Forget the Xbox One and PS4, the Valve Steam Machine is the Real Deal


The news: With the Xbox One launch on Friday and the Playstation 4 already on the market, you have overlooked the looming competition on the horizon: No, not Nintendo, Valve's upcoming new console-PC hybrid, Steam Machines.

Unlike the traditional consoles made by Sony, Microsoft, and Nintendo, which offer a closed gaming and home media environment which isn't very flexible and forces the end user to play by their rules (and prices), the Steam Machine is going for an open environment which encourages consumers to upgrade and modify various parts of the device to increase power and longevity. Valve revolutionized how PC gaming worked with their Steam distribution platform; now they're trying to do the same with gaming consoles.
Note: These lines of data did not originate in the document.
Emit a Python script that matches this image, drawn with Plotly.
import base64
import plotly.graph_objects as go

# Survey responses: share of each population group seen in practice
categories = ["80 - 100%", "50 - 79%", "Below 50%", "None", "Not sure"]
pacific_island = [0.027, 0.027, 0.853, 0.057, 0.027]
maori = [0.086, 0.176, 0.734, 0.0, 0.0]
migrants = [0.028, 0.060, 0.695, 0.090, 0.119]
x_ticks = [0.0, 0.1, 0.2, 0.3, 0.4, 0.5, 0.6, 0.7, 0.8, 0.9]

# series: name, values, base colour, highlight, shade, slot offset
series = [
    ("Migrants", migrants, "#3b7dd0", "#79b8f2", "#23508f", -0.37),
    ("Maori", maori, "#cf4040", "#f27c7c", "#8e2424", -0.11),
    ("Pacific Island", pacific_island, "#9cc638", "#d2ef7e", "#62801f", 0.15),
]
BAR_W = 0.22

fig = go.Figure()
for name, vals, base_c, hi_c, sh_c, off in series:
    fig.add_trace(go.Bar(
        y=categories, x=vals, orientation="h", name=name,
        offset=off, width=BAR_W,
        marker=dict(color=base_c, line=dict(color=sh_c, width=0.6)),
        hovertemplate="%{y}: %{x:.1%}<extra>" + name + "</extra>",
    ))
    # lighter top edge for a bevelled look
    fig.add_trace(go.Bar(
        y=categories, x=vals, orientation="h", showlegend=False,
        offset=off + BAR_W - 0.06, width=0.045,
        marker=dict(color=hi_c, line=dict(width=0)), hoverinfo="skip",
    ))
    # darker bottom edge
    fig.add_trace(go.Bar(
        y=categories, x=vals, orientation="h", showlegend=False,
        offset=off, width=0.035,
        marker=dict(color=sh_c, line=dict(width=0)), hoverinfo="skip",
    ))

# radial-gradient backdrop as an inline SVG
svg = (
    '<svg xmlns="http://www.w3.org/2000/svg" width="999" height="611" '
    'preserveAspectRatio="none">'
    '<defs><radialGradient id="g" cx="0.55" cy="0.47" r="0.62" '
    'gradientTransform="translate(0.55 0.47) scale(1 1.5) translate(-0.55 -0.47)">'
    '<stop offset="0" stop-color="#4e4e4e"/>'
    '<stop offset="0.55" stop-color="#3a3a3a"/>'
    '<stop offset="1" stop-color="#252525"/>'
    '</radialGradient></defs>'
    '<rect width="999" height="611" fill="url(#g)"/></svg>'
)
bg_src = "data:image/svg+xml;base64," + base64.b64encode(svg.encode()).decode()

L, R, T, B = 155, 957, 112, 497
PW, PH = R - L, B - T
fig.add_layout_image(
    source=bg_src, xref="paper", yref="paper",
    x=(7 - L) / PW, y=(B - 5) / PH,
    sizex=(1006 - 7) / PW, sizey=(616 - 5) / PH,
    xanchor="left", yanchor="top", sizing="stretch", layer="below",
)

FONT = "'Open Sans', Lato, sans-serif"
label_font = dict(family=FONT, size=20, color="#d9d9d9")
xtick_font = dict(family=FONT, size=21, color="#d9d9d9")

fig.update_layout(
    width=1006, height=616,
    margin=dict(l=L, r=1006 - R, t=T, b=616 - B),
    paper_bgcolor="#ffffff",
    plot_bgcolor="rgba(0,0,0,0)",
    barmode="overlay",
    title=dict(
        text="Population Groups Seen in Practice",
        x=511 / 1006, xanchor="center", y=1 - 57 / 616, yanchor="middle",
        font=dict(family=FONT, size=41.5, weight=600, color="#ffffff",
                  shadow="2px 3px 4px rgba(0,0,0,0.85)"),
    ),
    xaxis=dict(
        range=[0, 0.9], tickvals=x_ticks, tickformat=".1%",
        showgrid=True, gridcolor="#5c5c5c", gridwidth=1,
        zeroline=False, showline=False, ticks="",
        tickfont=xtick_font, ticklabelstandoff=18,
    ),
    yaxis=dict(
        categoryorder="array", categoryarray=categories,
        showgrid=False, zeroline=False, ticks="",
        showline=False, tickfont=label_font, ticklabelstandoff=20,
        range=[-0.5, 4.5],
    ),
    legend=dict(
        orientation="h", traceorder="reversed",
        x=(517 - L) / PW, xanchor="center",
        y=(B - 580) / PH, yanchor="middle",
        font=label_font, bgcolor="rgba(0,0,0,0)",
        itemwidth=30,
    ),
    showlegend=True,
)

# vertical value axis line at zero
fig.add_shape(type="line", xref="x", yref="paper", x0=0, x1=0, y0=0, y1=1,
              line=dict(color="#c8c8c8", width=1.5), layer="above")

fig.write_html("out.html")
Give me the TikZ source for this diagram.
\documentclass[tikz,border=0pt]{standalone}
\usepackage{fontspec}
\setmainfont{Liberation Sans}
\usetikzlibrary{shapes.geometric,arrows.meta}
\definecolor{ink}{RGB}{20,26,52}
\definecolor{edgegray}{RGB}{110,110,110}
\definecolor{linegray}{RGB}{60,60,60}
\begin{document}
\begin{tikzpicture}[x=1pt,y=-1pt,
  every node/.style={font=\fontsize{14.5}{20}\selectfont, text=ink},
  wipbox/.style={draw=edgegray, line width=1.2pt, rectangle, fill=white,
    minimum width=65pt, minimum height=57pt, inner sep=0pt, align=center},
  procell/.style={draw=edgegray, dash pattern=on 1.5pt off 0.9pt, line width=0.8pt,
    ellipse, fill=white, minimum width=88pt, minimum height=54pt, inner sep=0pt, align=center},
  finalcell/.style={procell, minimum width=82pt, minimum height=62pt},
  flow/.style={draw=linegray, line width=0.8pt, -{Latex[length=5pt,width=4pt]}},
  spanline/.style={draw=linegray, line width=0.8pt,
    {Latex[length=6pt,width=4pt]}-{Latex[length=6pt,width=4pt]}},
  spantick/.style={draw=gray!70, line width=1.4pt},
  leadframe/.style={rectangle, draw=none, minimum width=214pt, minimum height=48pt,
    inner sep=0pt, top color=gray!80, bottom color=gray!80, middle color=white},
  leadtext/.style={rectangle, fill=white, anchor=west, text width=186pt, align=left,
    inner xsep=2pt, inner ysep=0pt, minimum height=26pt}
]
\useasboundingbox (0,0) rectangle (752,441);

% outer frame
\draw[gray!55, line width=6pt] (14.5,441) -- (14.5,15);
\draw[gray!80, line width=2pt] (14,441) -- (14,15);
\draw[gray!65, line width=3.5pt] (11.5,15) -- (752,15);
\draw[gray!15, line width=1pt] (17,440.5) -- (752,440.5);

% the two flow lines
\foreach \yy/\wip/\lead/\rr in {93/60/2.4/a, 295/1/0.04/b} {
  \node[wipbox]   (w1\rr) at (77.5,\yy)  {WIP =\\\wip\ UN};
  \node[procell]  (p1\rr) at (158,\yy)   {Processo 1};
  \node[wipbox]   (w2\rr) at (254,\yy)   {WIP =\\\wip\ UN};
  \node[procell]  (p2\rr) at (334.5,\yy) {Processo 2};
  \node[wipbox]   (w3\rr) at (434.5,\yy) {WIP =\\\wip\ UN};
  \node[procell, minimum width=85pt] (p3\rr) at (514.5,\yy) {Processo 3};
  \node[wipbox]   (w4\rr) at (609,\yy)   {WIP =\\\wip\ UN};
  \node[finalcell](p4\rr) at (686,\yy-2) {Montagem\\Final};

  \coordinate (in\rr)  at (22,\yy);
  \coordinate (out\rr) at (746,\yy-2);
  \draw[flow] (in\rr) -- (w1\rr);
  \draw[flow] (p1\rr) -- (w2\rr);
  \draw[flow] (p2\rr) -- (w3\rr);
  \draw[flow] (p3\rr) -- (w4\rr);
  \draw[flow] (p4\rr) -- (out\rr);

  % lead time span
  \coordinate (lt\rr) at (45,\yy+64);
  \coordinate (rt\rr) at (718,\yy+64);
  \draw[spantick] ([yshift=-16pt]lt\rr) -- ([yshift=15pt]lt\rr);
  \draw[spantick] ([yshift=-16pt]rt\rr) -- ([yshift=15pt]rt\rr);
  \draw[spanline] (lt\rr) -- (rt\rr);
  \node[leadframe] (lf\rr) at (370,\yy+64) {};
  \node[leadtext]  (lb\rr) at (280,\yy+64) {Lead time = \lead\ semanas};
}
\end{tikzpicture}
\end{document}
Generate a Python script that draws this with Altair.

The device is only in beta with an unknown release date and a distinct lack of information on specifics, but consumers already have a pretty good idea of what the Steam Machine will look like.

What's it got going for it? Well, for one, it comes in a variety of hardware configurations and prices, virtually all of which are expected to be competitive contenders with the Xbox One and Playstation 4 in graphics power. Just check out these specs:

The 300 prototype units will ship with the following components: 

GPU: some units with NVidia Titan, some GTX780, some GTX760, and some GTX660 

CPU: some boxes with Intel : i7-4770, some i5-4570, and some i3 

RAM: 16GB DDR3-1600 (CPU), 3GB DDR5 (GPU) 

Storage: 1TB/8GB Hybrid SSHD 

Power Supply: Internal 450w 80Plus Gold 

Dimensions: approx. 12 x 12.4 x 2.9 in high

In layman's terms, that ranges from more graphics power than either Microsoft or Sony's flagship consoles to much much more graphics power than either of them. (The high-end Titan card retails for a shocking $999 online.)

Plus, it runs a modified Linux distro called SteamOS, meaning it's more like a gaming PC than a console. It's also easily capable of running other operating systems (and Valve in fact encourages end users to do this). With an extensive Linux-compatible library out of the box and a high likelihood that the number of available games will swell dramatically after release, SteamOS is poised to capture a large share of the market. Users would also be able to transfer their entire Steam library over to the new machine with minimal effort, and since it's all digital, play their libraries without worrying about physical discs.

And it's all designed from the ground up to be extremely hackable, meaning extreme users will have endless fun finding new ways to modify everything from the hardware configuration to the controllers.

So what's (potentially) wrong with it? Without a bevy of publishers willing to partner with them, SteamOS users could potentially miss out on exclusives from Xbox, Playstation, and Nintendo.

One major sticking point: the controller. While the new touch-based gamepad looks to combine the comfortable Xbox controller with a traditional keyboard and mouse configuration, it's unclear whether PC gamers used to the latter will be impressed, or whether there's any market for Xbox fans willing to pay significantly more to switch over. While you can probably still hook up a keyboard and mouse to get the extreme control precision PC gamers crave, it's not so clear anyone would want to do that on their living room couch. Forbes' Erik Kain says that "Presumably the idea is for die-hard PC players to want to make the switch from their monitors in their bedrooms to their flat screens in their living rooms," but notes that most PC gamers already have a machine quite capable of competing with the Steam Machine, so no one's really confident why they'd want to switch.

With high-end specs, Valve hasn't announced whether the Steam boxes will be as cheap ($400-$500) as the current next-gen competition, though the current Steam library offers a gigantic amount of games at cut-rate prices, all playing instantly upon download.

On the extreme negative side, here's what ExtremeTech's James Plafke had to say:

"What we have left is an operating system that doesn’t seem to matter much, a controller (lacking the keyboard so important to most PC games) that could easily be worse than a traditional gamepad, and a box of hardware that sounds identical to the PC under your desk, and not the console under your TV. What’s Valve doing?"